Por isso, então, fazem sentido novamente as experiências dos artistas brasileiros nos anos 1960 e 1970. "A contribuição que estes artistas fizeram foi para a história da arte e não apenas para a cena brasileira. Eles nos deram modos de pensamento, formas de produção de conhecimento por meio da arte, onde o corpo é parte essencial dessa questão", conta.
Na Bienal, Maharaj aponta o mexicano Antonio Vega Macotela como um "herdeiro" desse pensamento.

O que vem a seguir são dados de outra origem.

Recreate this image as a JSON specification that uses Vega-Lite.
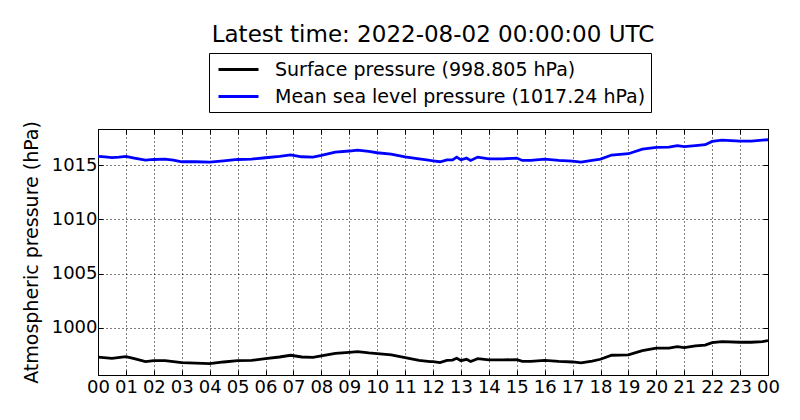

"Macotela examina de forma microscópica elementos de troca entre encarcerados e o próprio artista. Ele realizou coisas que os presos gostariam no mundo livre, ao passo que os presos cumpriram tarefas como registrar seus respiros ou colar as unhas cortadas num suporte. Para mim, essa é a quintessência do tipo de pensamento brasileiro, que se realiza através do corpo".